When comparing the latency of read-only transactions, we can notice that in read-dominated workloads, P8TM achieves up to one order of magnitude lower latency than HTM-SGL at 32 threads and an average (geometric mean) latency reduction of \(\sim 6.2 \times \) across all thread counts. We can also notice that both P8TM and HERWL consistently achieve, on average, a slightly lower latency for read-only transactions compared to \(\hbox {P8TM}^{UCB}\). This can be attributed to the overhead imposed by \(\hbox {P8TM}^{UCB}\) for determining which execution path transaction should follow. For the update transactions, in the read-dominated workload, HTM-SGL achieves up to \(\sim 1.8 \times \) lower latency compared to P8TM at 32 threads and an average (geometric mean) latency reduction of \(7\%\) across all thread counts. Update transactions with P8TM execute the synchronize() function before committing, which can impose a non-negligible delay if there is a large number of active long-running transactions using the URO path. It is worth recalling here that update transactions do not wait for newly activated read-only transactions, which places an upper bound on the delay and justifies why the latency of update transaction does not grow significantly. Overall, we note that the gains in terms of reduced latency for read-only transactions largely outweighs the slow-down imposed to update transactions, which explains why P8TM and \(\hbox {P8TM}^{UCB}\) achieve much higher throughput with respect to HTM-SGL.

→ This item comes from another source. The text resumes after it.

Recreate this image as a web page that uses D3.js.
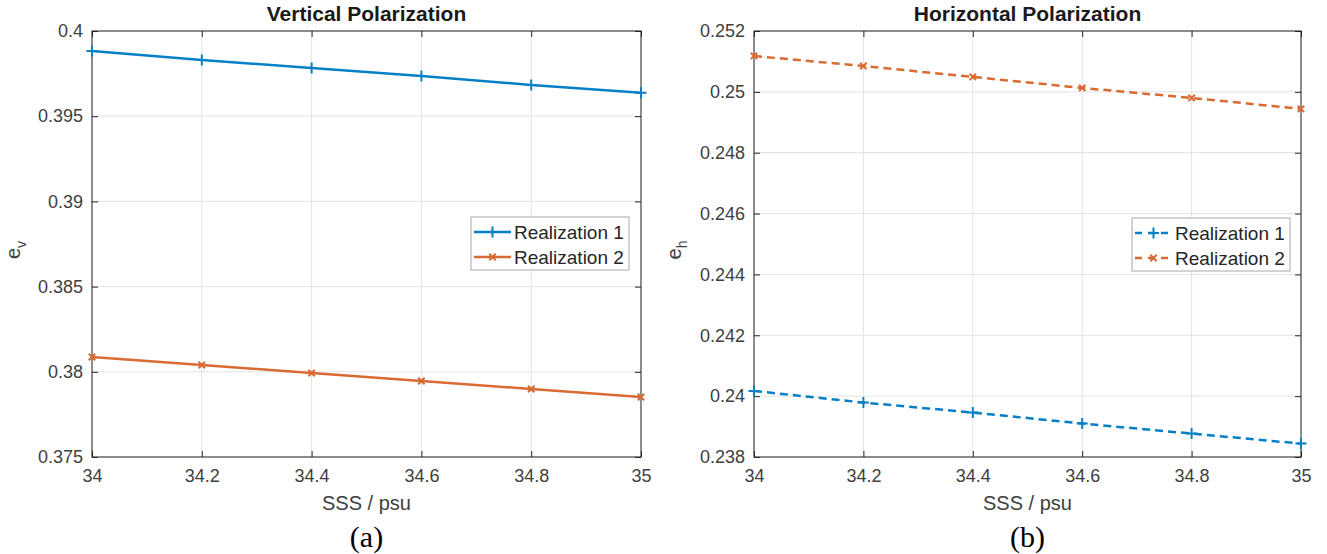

Finally, thanks to its ability to choose the most effective execution path, \(\hbox {P8TM}^{UCB}\) yields an increased latency for update transactions, when compared to HTM-SGL, only with low number of threads. However, \(\hbox {P8TM}^{UCB}\) manages to achieve up to \(\sim 3 \times \) lower latency with higher number of threads with respect to both HTM-SGL and P8TM. These gains stem from the fact that \(\hbox {P8TM}^{UCB}\) opts for using ROTs for update transactions, thus avoiding wasting time in unsuccessful attempts using HTM.

9 Conclusion

We presented P8TM, a TM system that tackles what is, arguably, the key limitation of existing HTM systems: the inability to execute transactions whose working sets exceed the capacity of CPU caches. This is achieved by novel techniques that exploit hardware capabilities available in POWER8 processors. Via an extensive experimental evaluation, we have shown that P8TM provides robust performance across a wide range of benchmarks, ranging from simple data structures to complex applications, and achieves remarkable speedups.

The importance of P8TM stems from the consideration that the best-effort nature of current HTM implementations is not expected to change in the near future. Therefore, techniques that mitigate the intrinsic limitations of HTM can broaden its applicability to a wider range of real-life workloads. We conclude by arguing that the performance benefits achievable by P8TM thanks to the use of the ROT and suspend/resume mechanisms represent a relevant motivation for integrating these features in future generations of HTM-enabled processors (like Intel’s ones).